An old woman being helped down the stairs at the SBI in Balurghat on Friday. Picture by Ramen Mondal
Balurghat, Nov. 14: More than 6,000 pensioners have to trudge up a flight of stairs at the two main banks here every month — an uphill task for most of them — to get what is rightfully theirs.
Worse still, in November, even those who are quite advanced in their years and who at other times draw their pensions through nominees, have to appear in person at the banks to prove that they are alive and submit their “live” certificates.
Both the United Bank of India (UBI) and the State Bank of India (SBI)’s pension cells are on the first floor of their respective buildings.
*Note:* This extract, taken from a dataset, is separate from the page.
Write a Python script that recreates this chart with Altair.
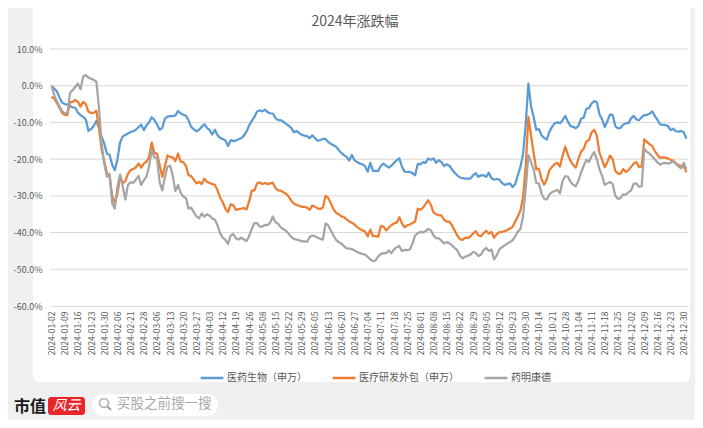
import altair as alt
import pandas as pd
from datetime import date, timedelta

# ---- trading calendar (A-share 2024) ----
HOLIDAYS = ["2024-01-01", "2024-02-09", "2024-02-12", "2024-02-13", "2024-02-14",
            "2024-02-15", "2024-02-16", "2024-04-04", "2024-04-05", "2024-05-01",
            "2024-05-02", "2024-05-03", "2024-06-10", "2024-09-16", "2024-09-17",
            "2024-10-01", "2024-10-02", "2024-10-03", "2024-10-04", "2024-10-07"]

dates = []
d = date(2024, 1, 1)
while d.year == 2024:
    s = d.isoformat()
    if d.weekday() < 5 and s not in HOLIDAYS:
        dates.append(s)
    d += timedelta(days=1)

SERIES = ["医药生物（申万）", "医疗研发外包（申万）", "药明康德"]
COLORS = ["#5B9BD5", "#ED7D31", "#A5A5A5"]

# cumulative change in %
BLUE = [
    0.0, -0.8, -1.5, -3.2, -4.6, -5.0, -5.1, -5.5, -5.9, -6.0,
    -7.3, -8.0, -8.5, -9.2, -12.3, -11.8, -11.0, -9.6, -11.5, -13.9,
    -15.8, -18.5, -18.8, -21.5, -23.0, -20.0, -15.5, -13.8, -13.4, -13.0,
    -12.6, -12.4, -12.0, -11.3, -10.6, -12.1, -10.8, -10.0, -8.6, -9.3,
    -10.5, -12.0, -11.5, -9.0, -8.4, -8.3, -8.3, -8.1, -6.9, -7.5,
    -7.9, -8.2, -9.4, -11.2, -11.9, -12.4, -12.0, -11.2, -10.5, -11.5,
    -12.1, -13.3, -12.0, -13.5, -14.2, -14.5, -14.9, -16.4, -14.8, -15.1,
    -14.9, -14.6, -14.3, -13.6, -12.5, -10.8, -9.6, -8.5, -7.0, -6.7,
    -7.0, -6.5, -7.2, -7.5, -7.6, -8.8, -9.4, -9.4, -9.8, -10.4,
    -10.9, -11.5, -12.7, -12.3, -12.9, -13.4, -13.6, -13.7, -14.3, -13.5,
    -14.3, -15.0, -14.8, -14.5, -14.5, -15.3, -15.8, -16.2, -16.6, -17.5,
    -18.3, -18.9, -19.4, -20.4, -18.9, -20.3, -20.8, -21.2, -21.4, -21.9,
    -23.4, -21.0, -23.2, -23.2, -23.2, -21.8, -21.2, -21.8, -22.3, -21.8,
    -21.0, -20.3, -19.8, -22.0, -23.4, -23.5, -23.5, -23.8, -24.4, -21.3,
    -21.4, -20.8, -21.0, -19.8, -20.2, -19.8, -21.0, -20.3, -20.8, -21.9,
    -21.4, -21.8, -22.8, -23.7, -24.4, -25.0, -25.2, -25.3, -25.3, -25.3,
    -24.4, -23.8, -24.8, -24.4, -24.4, -24.8, -23.7, -25.2, -25.6, -25.4,
    -25.6, -26.5, -27.0, -26.8, -26.6, -27.6, -26.8, -24.4, -22.1, -18.5,
    -10.5, 0.6, -5.5, -8.5, -12.0, -11.8, -13.5, -14.2, -14.7, -12.5,
    -11.2, -10.2, -10.0, -10.2, -9.4, -8.2, -9.8, -11.0, -11.2, -11.6,
    -10.9, -9.0, -8.7, -6.3, -6.1, -4.8, -4.2, -4.5, -7.8, -9.2,
    -11.3, -9.6, -7.8, -8.0, -11.0, -11.6, -11.5, -10.6, -10.2, -10.2,
    -8.9, -8.2, -9.2, -9.4, -8.6, -8.0, -8.0, -7.6, -7.0, -8.2,
    -9.3, -10.5, -10.7, -10.7, -11.0, -12.1, -11.7, -12.4, -12.5, -12.3,
    -12.7, -14.4,
]

ORANGE = [
    -3.0, -3.5, -4.7, -6.0, -7.4, -7.9, -8.0, -4.5, -4.4, -3.9,
    -4.4, -5.7, -4.4, -5.0, -7.1, -7.4, -7.4, -6.8, -11.5, -17.5,
    -20.5, -23.8, -24.5, -30.0, -32.0, -29.4, -24.8, -26.5, -26.0, -24.0,
    -23.0, -22.7, -22.2, -21.2, -22.3, -21.2, -20.7, -19.5, -15.5, -18.3,
    -18.5, -21.5, -24.8, -22.0, -19.0, -19.4, -19.5, -20.5, -18.5, -20.7,
    -20.8, -21.8, -24.4, -24.6, -25.6, -26.6, -26.2, -26.8, -25.3, -26.2,
    -26.5, -26.8, -27.0, -28.5, -30.5, -31.8, -33.5, -34.4, -32.3, -32.6,
    -33.8, -33.6, -33.5, -33.3, -33.7, -31.5, -28.6, -28.5, -26.6, -26.3,
    -26.8, -26.5, -26.8, -26.6, -26.4, -27.9, -28.5, -28.6, -29.0, -29.4,
    -30.2, -31.3, -32.1, -32.5, -32.7, -33.0, -33.0, -33.2, -33.8, -32.6,
    -33.0, -33.4, -33.6, -33.2, -30.0, -30.5, -32.0, -33.6, -34.6, -35.0,
    -35.6, -35.8, -36.4, -37.0, -37.3, -37.8, -38.5, -39.0, -39.4, -39.7,
    -41.0, -39.2, -41.0, -41.0, -41.1, -38.2, -38.4, -39.4, -38.7, -38.0,
    -37.5, -37.3, -35.8, -37.5, -38.6, -38.0, -37.8, -37.4, -37.0, -33.5,
    -33.8, -33.2, -32.2, -31.2, -32.5, -34.5, -35.0, -35.3, -35.3, -36.5,
    -37.0, -37.0, -38.0, -39.4, -40.8, -41.8, -42.0, -41.4, -41.5, -41.0,
    -40.3, -39.6, -40.8, -41.0, -40.2, -39.5, -40.3, -39.8, -41.4, -40.4,
    -39.9, -39.8, -39.6, -39.3, -38.9, -38.5, -37.0, -35.6, -34.0, -30.3,
    -22.0, -8.5, -13.5, -18.3, -22.8, -22.6, -25.5, -27.0, -25.5, -23.0,
    -22.1, -21.3, -21.0, -22.0, -19.0, -16.6, -18.8, -20.5, -21.6, -22.3,
    -19.9, -18.0, -17.2, -15.2, -14.8, -12.7, -12.0, -13.6, -18.3, -20.2,
    -22.2, -20.8, -19.0, -20.0, -23.2, -23.9, -24.0, -22.7, -23.5, -23.0,
    -22.1, -21.2, -20.8, -22.1, -22.0, -14.6, -15.3, -15.9, -16.4, -17.8,
    -18.8, -19.7, -19.5, -19.6, -19.8, -20.2, -20.4, -21.2, -21.6, -21.9,
    -21.9, -23.6,
]

GRAY = [
    0.0, -2.5, -4.2, -5.6, -6.9, -7.5, -7.4, -2.0, -1.2, -0.3,
    0.6, -1.0, 2.5, 2.9, 2.2, 1.9, 1.6, 1.1, -6.0, -15.7,
    -21.2, -24.8, -24.0, -32.0, -33.5, -27.5, -24.2, -27.3, -31.0, -27.0,
    -26.3, -26.4, -25.6, -24.6, -27.0, -25.8, -24.8, -22.0, -17.5, -19.6,
    -19.6, -26.2, -28.5, -25.0, -22.0, -21.8, -24.5, -28.7, -27.0, -29.2,
    -30.2, -30.6, -33.5, -33.2, -34.5, -35.6, -36.1, -34.8, -35.7, -35.0,
    -35.4, -36.2, -36.5, -38.0, -40.2, -41.4, -42.0, -43.1, -40.8, -40.4,
    -41.6, -41.9, -41.4, -41.9, -42.3, -41.0, -39.0, -37.4, -37.4, -38.4,
    -38.4, -37.9, -38.0, -37.3, -35.6, -37.2, -37.6, -38.6, -39.1, -39.5,
    -40.3, -41.2, -41.7, -41.9, -42.1, -42.4, -42.4, -42.5, -41.2, -40.8,
    -41.0, -41.4, -41.7, -41.9, -37.5, -38.0, -39.4, -40.8, -42.0, -42.6,
    -43.0, -43.7, -44.3, -44.4, -44.5, -44.9, -45.3, -45.6, -45.8, -46.0,
    -46.6, -47.3, -47.8, -47.6, -46.5, -45.8, -45.6, -45.6, -44.9, -45.6,
    -44.6, -44.0, -43.7, -45.0, -44.7, -44.8, -44.6, -43.0, -40.8, -40.2,
    -39.8, -40.0, -39.6, -39.0, -39.4, -40.8, -41.5, -41.6, -42.2, -43.0,
    -42.6, -42.9, -43.5, -44.2, -44.8, -46.3, -47.0, -46.6, -46.3, -46.0,
    -45.3, -45.5, -46.4, -46.0, -44.8, -44.2, -45.0, -44.6, -47.3, -46.2,
    -44.5, -44.0, -43.5, -43.0, -42.6, -42.1, -41.0, -39.8, -39.0, -35.5,
    -28.0, -18.9, -20.8, -22.8, -26.5, -26.6, -29.4, -30.8, -31.0, -29.6,
    -29.0, -28.7, -28.4, -29.3, -25.9, -24.6, -24.8, -26.2, -27.0, -27.4,
    -25.9, -23.6, -21.8, -20.2, -20.8, -19.2, -18.1, -20.0, -22.8, -24.6,
    -27.0, -26.6, -26.2, -26.8, -30.0, -30.8, -30.6, -29.6, -29.7, -29.0,
    -28.5, -26.7, -26.6, -27.5, -27.4, -17.2, -18.0, -18.5, -19.2, -20.0,
    -20.9, -21.5, -21.1, -21.0, -21.2, -21.0, -20.6, -21.3, -22.0, -22.5,
    -21.0, -22.7,
]

Y_TICKS = [-60, -50, -40, -30, -20, -10, 0, 10]
TITLE = "2024年涨跌幅"

rows = []
for name, vals in zip(SERIES, [BLUE, ORANGE, GRAY]):
    for dt, v in zip(dates, vals):
        rows.append({"date": dt, "series": name, "value": v})
df = pd.DataFrame(rows)
grid_df = pd.DataFrame({"value": Y_TICKS[1:]})

FONT = "Noto Sans CJK SC"
W, H = 638, 257
one = pd.DataFrame([{"k": 1}])

yscale = alt.Scale(domain=[-60, 10], nice=False, zero=False)
yaxis = alt.Axis(values=Y_TICKS, labelFontSize=9, labelColor="#595959",
                 labelFont=FONT, ticks=False, domain=False, grid=False,
                 labelPadding=8, title=None, zindex=1,
                 labelExpr="replace(format(datum.value, '.1f'), '\u2212', '-') + '%'")

card = alt.Chart(one).mark_rect(color="white", cornerRadius=6).encode(
    x=alt.value(-17), x2=alt.value(640), y=alt.value(-60), y2=alt.value(333)
)

grid = alt.Chart(grid_df).mark_rule(color="#d9d9d9", strokeWidth=1).encode(
    y=alt.Y("value:Q", scale=yscale, axis=yaxis),
    x=alt.value(0), x2=alt.value(W),
)

lines = alt.Chart(df).mark_line(strokeWidth=2.25, strokeJoin="round").encode(
    x=alt.X("date:O",
            scale=alt.Scale(type="point", domain=dates, padding=0.6),
            axis=alt.Axis(values=dates[::5], labelAngle=270, labelFontSize=8.5,
                          labelColor="#595959", labelFont=FONT, ticks=False,
                          labelPadding=5, labelOverlap=False, labelFlush=False,
                          domainColor="#d9d9d9", grid=False, title=None,
                          zindex=1)),
    y=alt.Y("value:Q", scale=yscale, axis=yaxis),
    color=alt.Color("series:N",
                    scale=alt.Scale(domain=SERIES, range=COLORS),
                    legend=alt.Legend(orient="none", legendX=149, legendY=316,
                                      direction="horizontal", title=None,
                                      symbolType="stroke", symbolStrokeWidth=2.5,
                                      symbolSize=520, labelFontSize=10,
                                      labelColor="#595959", labelFont=FONT,
                                      columnPadding=20, labelOffset=2)),
    order=alt.Order("date:O"),
)

title = alt.Chart(one).mark_text(text=TITLE, fontSize=14, color="#595959",
                                 font=FONT, align="center", baseline="middle").encode(
    x=alt.value(305), y=alt.value(-27))

logo1 = alt.Chart(one).mark_text(text="市值", fontSize=16, fontWeight="bold",
                                 color="#1a1a1a", font=FONT, align="left",
                                 baseline="middle").encode(
    x=alt.value(-36), y=alt.value(358))
logo_box = alt.Chart(one).mark_rect(color="#e8262a", cornerRadius=3).encode(
    x=alt.value(-2), x2=alt.value(35), y=alt.value(348), y2=alt.value(366))
logo2 = alt.Chart(one).mark_text(text="风云", fontSize=14, fontStyle="italic",
                                 color="white", font=FONT, align="center",
                                 baseline="middle").encode(
    x=alt.value(16.5), y=alt.value(357))
pill = alt.Chart(one).mark_rect(color="white", cornerRadius=11).encode(
    x=alt.value(42), x2=alt.value(168), y=alt.value(345), y2=alt.value(367))
lens = alt.Chart(one).mark_point(shape="circle", filled=False, size=80,
                                 strokeWidth=1.8, color="#9a9a9a").encode(
    x=alt.value(54), y=alt.value(354))
handle = alt.Chart(one).mark_rule(strokeWidth=1.8, color="#9a9a9a").encode(
    x=alt.value(57.5), x2=alt.value(61), y=alt.value(357.5), y2=alt.value(361))
search = alt.Chart(one).mark_text(text="买股之前搜一搜", fontSize=13.5,
                                  color="#a8a8a8", font=FONT, align="left",
                                  baseline="middle").encode(
    x=alt.value(67), y=alt.value(355))

chart = alt.layer(card, grid, lines, title, logo1, logo_box, logo2, pill, lens,
                  handle, search).properties(
    width=W, height=H,
    padding={"left": 42, "top": 41, "right": 7, "bottom": 114},
    autosize=alt.AutoSizeParams(type="none"),
    background="#f0f0f0",
).configure_view(stroke=None)

chart.save("out.html", embed_options={"renderer": "svg", "actions": False})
Recently, Bimal Bhattacharya, a pensioner of over 70 years old, had fallen down the stairs and was injured at the SBI branch.
Jitendranath Chowdhury, who had come to the SBI to submit the “live” certificate today, said he was scared. “I may die while trying to prove that I am alive. I have a weak heart, I suffer from asthma and I am 77 years old. Trudging up and down at this age takes its toll,” he said.
Surbala Ghosh, 62, and Madhabi Roy, 65, also voiced the same complaint. “We have to bring someone along to help us up and down the stairs,” Roy said. Both of them draw their pensions from the SBI.
“We have been drawing the attention of the bank authorities to this injustice being meted out to the senior citizens but no one has paid any heed to us,” said Dilip Siddhanta, the South Dinajpur district secretary of the West Bengal Government Pensioners’ Association. He said over 5,000 pensioners get their payments through the SBI and 1,000 through the UBI.
Three months ago, the SBI had shifted its branch to the Municipality building. But hardly any care was taken to ensure that the senior account holders were not inconvenienced. Earlier, the pension cell was on the ground floor of the bank, Siddhanta said.
“The counters at the SBI face each other and has a gap of 15 feet between them, making the place congested during the banking hours. With queues building up back-to-back, and no place to sit, customers often feel suffocated,” he alleged.
The senior citizens first have to cope with the jostling people standing at the counters and then negotiate the steps to the pension cell. “Some of them often fall ill in the congestion. This is inhuman. When we tell the bank officials about the problem, they behave as if they are doing a favour to the pensioners,” Siddhanta said.
Arijit Ghatak, who is currently the in-charge of the SBI branch, admitted that there were problems but refused further comment.
Alok Saha, the UBI branch manager, however, said the pensioners themselves had opted for the bank.